● Given task
Drop every picture and give the entries back exactly.

--

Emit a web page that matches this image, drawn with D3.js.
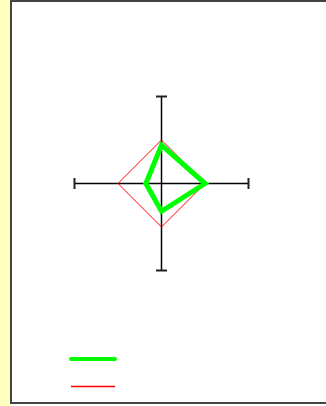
<!DOCTYPE html>
<html>
<head>
<meta charset="utf-8">
<script src="https://cdn.jsdelivr.net/npm/d3@7"></script>
<style>
  html, body { margin: 0; padding: 0; background: #fff; }
  svg { display: block; }
</style>
</head>
<body>
<div id="chart"></div>
<script>
// axes of the radar, clockwise from the top
const axes = ["A", "B", "C", "D"];
const seriesNames = ["Series 1", "Series 2"];
const seriesColors = ["#00ff00", "#ff0000"];
const seriesWidths = [5, 1];
const greenValues = [0.44, 0.5, 0.32, 0.18];
const redValues = [0.5, 0.5, 0.5, 0.5];
const series = [greenValues, redValues];

const width = 326, height = 406;
const cx = 161.5, cy = 183.5;
const radius = 87;

const svg = d3.select("#chart").append("svg")
    .attr("width", width)
    .attr("height", height);

// yellow strip on the left and the framed panel
svg.append("rect")
    .attr("x", 0).attr("y", 0)
    .attr("width", 11).attr("height", height)
    .attr("fill", "#ffffc0");

svg.append("rect")
    .attr("x", 11).attr("y", 1)
    .attr("width", width + 5).attr("height", 402)
    .attr("fill", "#fff")
    .attr("stroke", "#444")
    .attr("stroke-width", 2);

const r = d3.scaleLinear().domain([0, 1]).range([0, radius]);
const angle = d3.scalePoint().domain(axes).range([0, 2 * Math.PI * (axes.length - 1) / axes.length]);

const g = svg.append("g").attr("transform", `translate(${cx},${cy})`);

// axis spokes with end caps
const spokes = g.selectAll(".spoke")
    .data(axes)
    .join("g")
    .attr("class", "spoke")
    .attr("transform", d => `rotate(${angle(d) * 180 / Math.PI})`);

spokes.append("line")
    .attr("x1", 0).attr("y1", 0)
    .attr("x2", 0).attr("y2", -r(1))
    .attr("stroke", "#000")
    .attr("stroke-width", 1.5);

spokes.append("line")
    .attr("x1", -5.5).attr("x2", 5.5)
    .attr("y1", -r(1)).attr("y2", -r(1))
    .attr("stroke", "#222")
    .attr("stroke-width", 2);

const radial = d3.lineRadial()
    .angle((d, i) => angle(axes[i]))
    .radius(d => r(d))
    .curve(d3.curveLinearClosed);

// draw red under green
[1, 0].forEach(k => {
    g.append("path")
        .datum(series[k])
        .attr("d", radial)
        .attr("fill", "none")
        .attr("stroke", seriesColors[k])
        .attr("stroke-width", seriesWidths[k])
        .attr("stroke-linejoin", "miter");
});

// legend (lines only)
const legendY = d3.scalePoint().domain(seriesNames).range([359, 386.5]);
svg.selectAll(".legend")
    .data(seriesNames)
    .join("line")
    .attr("class", "legend")
    .attr("x1", 71)
    .attr("x2", 115)
    .attr("y1", d => legendY(d))
    .attr("y2", d => legendY(d))
    .attr("stroke", (d, i) => seriesColors[i])
    .attr("stroke-width", (d, i) => i === 0 ? 4 : 1.5)
    .attr("stroke-linecap", (d, i) => i === 0 ? "round" : "butt");
</script>
</body>
</html>
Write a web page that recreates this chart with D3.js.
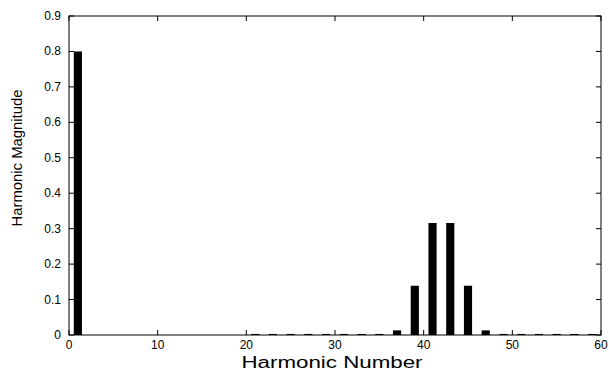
<!DOCTYPE html>
<html><head><meta charset="utf-8">
<script src="https://cdn.jsdelivr.net/npm/d3@7"></script>
<style>body{margin:0;background:#fff}svg{display:block}</style>
</head><body>
<svg id="c" width="609" height="376"></svg>
<script>
const harmonics = [1,3,5,7,9,11,13,15,17,19,21,23,25,27,29,31,33,35,37,39,41,43,45,47,49,51,53,55,57,59];
const magnitudes = [0.8,0,0,0,0,0,0,0,0,0,0.003,0.003,0.003,0.003,0.003,0.003,0.003,0.003,0.013,0.139,0.316,0.316,0.139,0.013,0.003,0.003,0.003,0.003,0.003,0.003];
const xTicks = [0,10,20,30,40,50,60];
const yTicks = [0,0.1,0.2,0.3,0.4,0.5,0.6,0.7,0.8,0.9];
const xLabel = "Harmonic Number";
const yLabel = "Harmonic Magnitude";

const svg = d3.select("#c");
const L = 69, R = 601, T = 16, B = 335;
const x = d3.scaleLinear().domain([0,60]).range([L,R]);
const y = d3.scaleLinear().domain([0,0.9]).range([B,T]);
const font = "'Liberation Sans', Arial, sans-serif";
const bw = 0.92;

svg.append("g").selectAll("rect").data(harmonics.map((h,i)=>({h,v:magnitudes[i]})).filter(d=>d.v>0))
  .join("rect")
  .attr("x", d=>x(d.h-bw/2))
  .attr("width", d=>x(d.h+bw/2)-x(d.h-bw/2))
  .attr("y", d=>y(d.v))
  .attr("height", d=>Math.max(1, y(0)-y(d.v)))
  .attr("fill", "#000");

// box
svg.append("rect").attr("x",L).attr("y",T).attr("width",R-L).attr("height",B-T)
  .attr("fill","none").attr("stroke","#000").attr("stroke-width",1);

const tl = 5;
const gx = svg.append("g");
xTicks.forEach(t=>{
  gx.append("line").attr("x1",x(t)).attr("x2",x(t)).attr("y1",B).attr("y2",B-tl).attr("stroke","#000");
  gx.append("line").attr("x1",x(t)).attr("x2",x(t)).attr("y1",T).attr("y2",T+tl).attr("stroke","#000");
  gx.append("text").attr("x",x(t)).attr("y",B+14).attr("text-anchor","middle")
    .attr("font-family",font).attr("font-size",12).text(d3.format("d")(t));
});
const gy = svg.append("g");
yTicks.forEach(t=>{
  gy.append("line").attr("x1",L).attr("x2",L+tl).attr("y1",y(t)).attr("y2",y(t)).attr("stroke","#000");
  gy.append("line").attr("x1",R).attr("x2",R-tl).attr("y1",y(t)).attr("y2",y(t)).attr("stroke","#000");
  gy.append("text").attr("x",L-8).attr("y",y(t)+4).attr("text-anchor","end")
    .attr("font-family",font).attr("font-size",12).text(t===0?"0":d3.format(".1f")(t));
});
svg.append("text").attr("x",332).attr("y",368).attr("text-anchor","middle")
  .attr("font-family",font).attr("font-size",16)
  .attr("textLength",181).attr("lengthAdjust","spacingAndGlyphs").text(xLabel);
svg.append("text").attr("transform","translate(22,158) rotate(-90)").attr("text-anchor","middle")
  .attr("font-family",font).attr("font-size",14)
  .attr("textLength",137).attr("lengthAdjust","spacingAndGlyphs").text(yLabel);
</script>
</body></html>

--

● Solution
Emit a web page that matches this image, drawn with D3.js.
<!DOCTYPE html>
<html>
<head>
<meta charset="utf-8">
<script src="https://cdn.jsdelivr.net/npm/d3@7"></script>
<style>
  html, body { margin: 0; padding: 0; background: #fff; }
  svg { display: block; }
</style>
</head>
<body>
<div id="chart"></div>
<script>
// axes of the radar, clockwise from the top
const axes = ["A", "B", "C", "D"];
const seriesNames = ["Series 1", "Series 2"];
const seriesColors = ["#00ff00", "#ff0000"];
const seriesWidths = [5, 1];
const greenValues = [0.44, 0.5, 0.32, 0.18];
const redValues = [0.5, 0.5, 0.5, 0.5];
const series = [greenValues, redValues];

const width = 326, height = 406;
const cx = 161.5, cy = 183.5;
const radius = 87;

const svg = d3.select("#chart").append("svg")
    .attr("width", width)
    .attr("height", height);

// yellow strip on the left and the framed panel
svg.append("rect")
    .attr("x", 0).attr("y", 0)
    .attr("width", 11).attr("height", height)
    .attr("fill", "#ffffc0");

svg.append("rect")
    .attr("x", 11).attr("y", 1)
    .attr("width", width + 5).attr("height", 402)
    .attr("fill", "#fff")
    .attr("stroke", "#444")
    .attr("stroke-width", 2);

const r = d3.scaleLinear().domain([0, 1]).range([0, radius]);
const angle = d3.scalePoint().domain(axes).range([0, 2 * Math.PI * (axes.length - 1) / axes.length]);

const g = svg.append("g").attr("transform", `translate(${cx},${cy})`);

// axis spokes with end caps
const spokes = g.selectAll(".spoke")
    .data(axes)
    .join("g")
    .attr("class", "spoke")
    .attr("transform", d => `rotate(${angle(d) * 180 / Math.PI})`);

spokes.append("line")
    .attr("x1", 0).attr("y1", 0)
    .attr("x2", 0).attr("y2", -r(1))
    .attr("stroke", "#000")
    .attr("stroke-width", 1.5);

spokes.append("line")
    .attr("x1", -5.5).attr("x2", 5.5)
    .attr("y1", -r(1)).attr("y2", -r(1))
    .attr("stroke", "#222")
    .attr("stroke-width", 2);

const radial = d3.lineRadial()
    .angle((d, i) => angle(axes[i]))
    .radius(d => r(d))
    .curve(d3.curveLinearClosed);

// draw red under green
[1, 0].forEach(k => {
    g.append("path")
        .datum(series[k])
        .attr("d", radial)
        .attr("fill", "none")
        .attr("stroke", seriesColors[k])
        .attr("stroke-width", seriesWidths[k])
        .attr("stroke-linejoin", "miter");
});

// legend (lines only)
const legendY = d3.scalePoint().domain(seriesNames).range([359, 386.5]);
svg.selectAll(".legend")
    .data(seriesNames)
    .join("line")
    .attr("class", "legend")
    .attr("x1", 71)
    .attr("x2", 115)
    .attr("y1", d => legendY(d))
    .attr("y2", d => legendY(d))
    .attr("stroke", (d, i) => seriesColors[i])
    .attr("stroke-width", (d, i) => i === 0 ? 4 : 1.5)
    .attr("stroke-linecap", (d, i) => i === 0 ? "round" : "butt");
</script>
</body>
</html>
Write a web page that recreates this chart with D3.js.
<!DOCTYPE html>
<html><head><meta charset="utf-8">
<script src="https://cdn.jsdelivr.net/npm/d3@7"></script>
<style>body{margin:0;background:#fff}svg{display:block}</style>
</head><body>
<svg id="c" width="609" height="376"></svg>
<script>
const harmonics = [1,3,5,7,9,11,13,15,17,19,21,23,25,27,29,31,33,35,37,39,41,43,45,47,49,51,53,55,57,59];
const magnitudes = [0.8,0,0,0,0,0,0,0,0,0,0.003,0.003,0.003,0.003,0.003,0.003,0.003,0.003,0.013,0.139,0.316,0.316,0.139,0.013,0.003,0.003,0.003,0.003,0.003,0.003];
const xTicks = [0,10,20,30,40,50,60];
const yTicks = [0,0.1,0.2,0.3,0.4,0.5,0.6,0.7,0.8,0.9];
const xLabel = "Harmonic Number";
const yLabel = "Harmonic Magnitude";

const svg = d3.select("#c");
const L = 69, R = 601, T = 16, B = 335;
const x = d3.scaleLinear().domain([0,60]).range([L,R]);
const y = d3.scaleLinear().domain([0,0.9]).range([B,T]);
const font = "'Liberation Sans', Arial, sans-serif";
const bw = 0.92;

svg.append("g").selectAll("rect").data(harmonics.map((h,i)=>({h,v:magnitudes[i]})).filter(d=>d.v>0))
  .join("rect")
  .attr("x", d=>x(d.h-bw/2))
  .attr("width", d=>x(d.h+bw/2)-x(d.h-bw/2))
  .attr("y", d=>y(d.v))
  .attr("height", d=>Math.max(1, y(0)-y(d.v)))
  .attr("fill", "#000");

// box
svg.append("rect").attr("x",L).attr("y",T).attr("width",R-L).attr("height",B-T)
  .attr("fill","none").attr("stroke","#000").attr("stroke-width",1);

const tl = 5;
const gx = svg.append("g");
xTicks.forEach(t=>{
  gx.append("line").attr("x1",x(t)).attr("x2",x(t)).attr("y1",B).attr("y2",B-tl).attr("stroke","#000");
  gx.append("line").attr("x1",x(t)).attr("x2",x(t)).attr("y1",T).attr("y2",T+tl).attr("stroke","#000");
  gx.append("text").attr("x",x(t)).attr("y",B+14).attr("text-anchor","middle")
    .attr("font-family",font).attr("font-size",12).text(d3.format("d")(t));
});
const gy = svg.append("g");
yTicks.forEach(t=>{
  gy.append("line").attr("x1",L).attr("x2",L+tl).attr("y1",y(t)).attr("y2",y(t)).attr("stroke","#000");
  gy.append("line").attr("x1",R).attr("x2",R-tl).attr("y1",y(t)).attr("y2",y(t)).attr("stroke","#000");
  gy.append("text").attr("x",L-8).attr("y",y(t)+4).attr("text-anchor","end")
    .attr("font-family",font).attr("font-size",12).text(t===0?"0":d3.format(".1f")(t));
});
svg.append("text").attr("x",332).attr("y",368).attr("text-anchor","middle")
  .attr("font-family",font).attr("font-size",16)
  .attr("textLength",181).attr("lengthAdjust","spacingAndGlyphs").text(xLabel);
svg.append("text").attr("transform","translate(22,158) rotate(-90)").attr("text-anchor","middle")
  .attr("font-family",font).attr("font-size",14)
  .attr("textLength",137).attr("lengthAdjust","spacingAndGlyphs").text(yLabel);
</script>
</body></html>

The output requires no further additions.